Millions of people are getting their hands on the cheap virtual reality headsets daily and enjoying the realistic nature of the new technology. But are they aware of the dangers and perils associated with using VR? Will this give rise to a new breed of health problems?
We will try to answer these questions in this article.
Cybersickness is a cumulative term being used to recognize the ailments that are caused by numerous digitals devices people use daily. It is considered as a natural response to an unnatural environment.
They use this all-encompassing term when describing motion sickness that VR users feel when they use a VR headset for a few minutes. A person experiences motion sickness when his brain gets the signal of movement from the body while he is still. It is created when the brain receiving conflicting signals. It is typically caused by the sense of balance in your inner ear. Motion sickness may cause nausea, vomiting and dizziness.

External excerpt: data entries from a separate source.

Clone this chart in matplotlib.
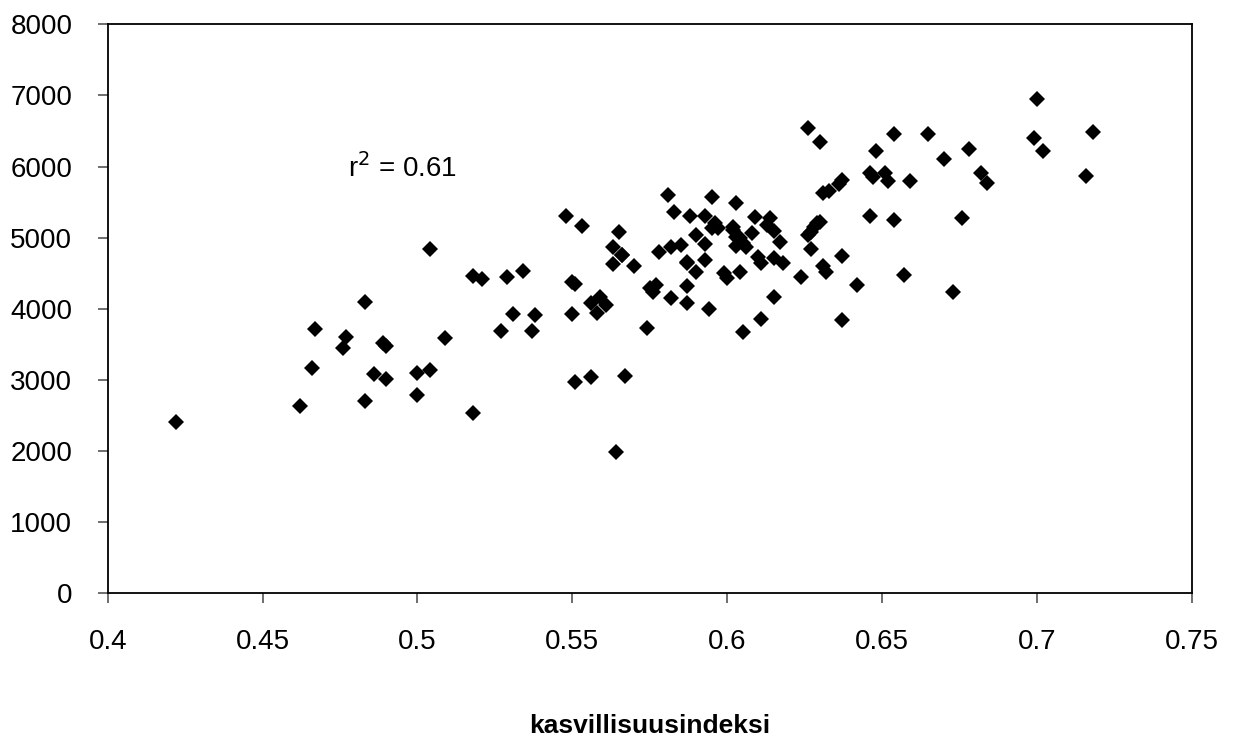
import numpy as np
from matplotlib import pyplot as plt

plt.rcParams['font.family'] = ['Liberation Sans', 'DejaVu Sans']

# kasvillisuusindeksi vs. value
x_vals = [0.422, 0.462, 0.466, 0.467, 0.476, 0.477, 0.483, 0.483, 0.486, 0.489,
          0.490, 0.490, 0.500, 0.500, 0.504, 0.504, 0.509, 0.518, 0.518, 0.521,
          0.527, 0.529, 0.531, 0.534, 0.537, 0.538, 0.548, 0.550, 0.551, 0.550,
          0.551, 0.553, 0.556, 0.556, 0.559, 0.558, 0.561, 0.563, 0.563, 0.564,
          0.565, 0.566, 0.566, 0.570, 0.567, 0.574, 0.575, 0.576, 0.577, 0.578,
          0.581, 0.582, 0.583, 0.582, 0.585, 0.587, 0.587, 0.587, 0.587, 0.588,
          0.590, 0.593, 0.593, 0.593, 0.595, 0.595, 0.594, 0.596, 0.599, 0.600,
          0.602, 0.602, 0.603, 0.603, 0.603, 0.604, 0.605, 0.605, 0.606, 0.608,
          0.609, 0.610, 0.611, 0.611, 0.613, 0.614, 0.615, 0.615, 0.615, 0.617,
          0.618, 0.624, 0.626, 0.626, 0.627, 0.627, 0.628, 0.629, 0.630, 0.630,
          0.631, 0.631, 0.632, 0.633, 0.636, 0.637, 0.637, 0.637, 0.642, 0.646,
          0.646, 0.648, 0.647, 0.651, 0.652, 0.654, 0.654, 0.657, 0.659, 0.665,
          0.670, 0.673, 0.676, 0.678, 0.682, 0.684, 0.699, 0.700, 0.702, 0.716,
          0.718, 0.604, 0.597, 0.590]
y_vals = [2410, 2640, 3165, 3715, 3445, 3610, 4090, 2705, 3080, 3515,
          3480, 3015, 3095, 2790, 3140, 4845, 3595, 4460, 2530, 4415,
          3695, 4445, 3930, 4535, 3695, 3915, 5300, 4380, 4350, 3930,
          2965, 5165, 3040, 4075, 4170, 3940, 4055, 4875, 4630, 1980,
          5075, 4760, 4750, 4595, 3055, 3735, 4290, 4230, 4335, 4805,
          5600, 4155, 5365, 4875, 4900, 4320, 4080, 4665, 4640, 5310,
          5035, 4690, 5305, 4910, 5570, 5135, 3995, 5200, 4500, 4430,
          5110, 5155, 5015, 4885, 5490, 4520, 3680, 4920, 4870, 5070,
          5295, 4735, 4640, 3860, 5180, 5275, 5095, 4710, 4170, 4945,
          4640, 4450, 6545, 5040, 5085, 4835, 5155, 5200, 6340, 5225,
          5625, 4595, 4520, 5650, 5760, 3840, 4745, 5810, 4330, 5910,
          5310, 6215, 5860, 5910, 5790, 6460, 5250, 4470, 5800, 6455,
          6100, 4240, 5270, 6250, 5905, 5775, 6400, 6955, 6220, 5870,
          6490, 5000, 5130, 4520]

r2_text = 'r$^2$ = 0.61'

fig = plt.figure(figsize=(12.34, 7.41), dpi=100)
ax = fig.add_axes([0.0873, 0.1993, 0.8784, 0.7679])

ax.plot(x_vals, y_vals, linestyle='none', marker='D', markersize=8,
        markerfacecolor='black', markeredgewidth=0)

ax.set_xlim(0.4, 0.75)
ax.set_ylim(0, 8000)
ax.set_xticks(np.arange(0.4, 0.751, 0.05))
ax.set_xticklabels(['0.4', '0.45', '0.5', '0.55', '0.6', '0.65', '0.7', '0.75'])
ax.set_yticks(np.arange(0, 8001, 1000))

for s in ax.spines.values():
    s.set_linewidth(1.3)
    s.set_color('black')
ax.tick_params(axis='both', direction='out', length=7.5, width=1.2,
               color='#555555', labelsize=20, pad=18)

ax.text(0.4775, 5980, r2_text, fontsize=20, va='center', ha='left')

ax.set_xlabel('kasvillisuusindeksi', fontsize=19, fontweight='bold')
ax.xaxis.set_label_coords(0.5, -0.212)
ax.xaxis.label.set_va('top')

fig.savefig('out.png', dpi=100)
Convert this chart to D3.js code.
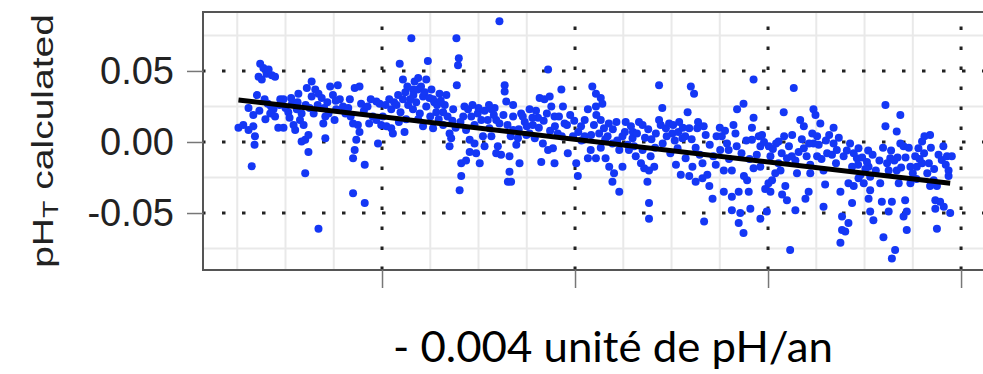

Although motion sickness has come into the forefront with the rising popularity of virtual reality, it was present to a milder degree in people who spend a lot of time looking at mobile phones. It is caused by watching fast motion on a screen.
The effects are more predominant in VR users especially when they take up the role of a character that moves fast. Most of the top end headsets have sensors that have a lag of 50 milliseconds. With such low latency, it fools our brain into believing the simulated world is real, but our inner ear can still sense the disconnection and screams its disapproval.
According to one study, women and Type A people are more prone to motion sickness. The more realistic the VR environment gets, the more severe the effect of motion sickness will be on its users. Oculus, the biggest VR manufacturers admitted motion sickness is one of the biggest challenges being faced by the VR industry.
So is there a way around this cybersickness?
Oculus and several other VR manufacturers heavily emphasis on following a strict set of rules while using VR gear to minimize discomfort.
- Start slow. Limit your first exposure to a few minutes and never go beyond the 30-minute limit.
- Adjust the interpupillary distance in the lens before you use the device.
- Minimize the speed of your screen character. Slow movement reduces the chance of nausea.
- Keep the brightness and contrast low, else the high energy visible rays will damage your eyes.
- Do no use the VR headset when you are tired, sleepy, under the influence of alcohol or other mind-altering substances.
- Choose your VR content carefully. If you are not used to violence or anxiety-provoking incidents, do not attempt to watch them in VR.
- If you have a history of dizziness, seizures, muscle twitching or eye weakness, seek the advice of your doctor before using VR devices.
- If you are prone to seasickness, take a tablet like Dramamine to reduce the effects of motion sickness before you play with VR. Consult your doctor before taking any medication.
- Have another adult in the room while you play. While you are immersed in the virtual world, they can watch you and make sure of your safety.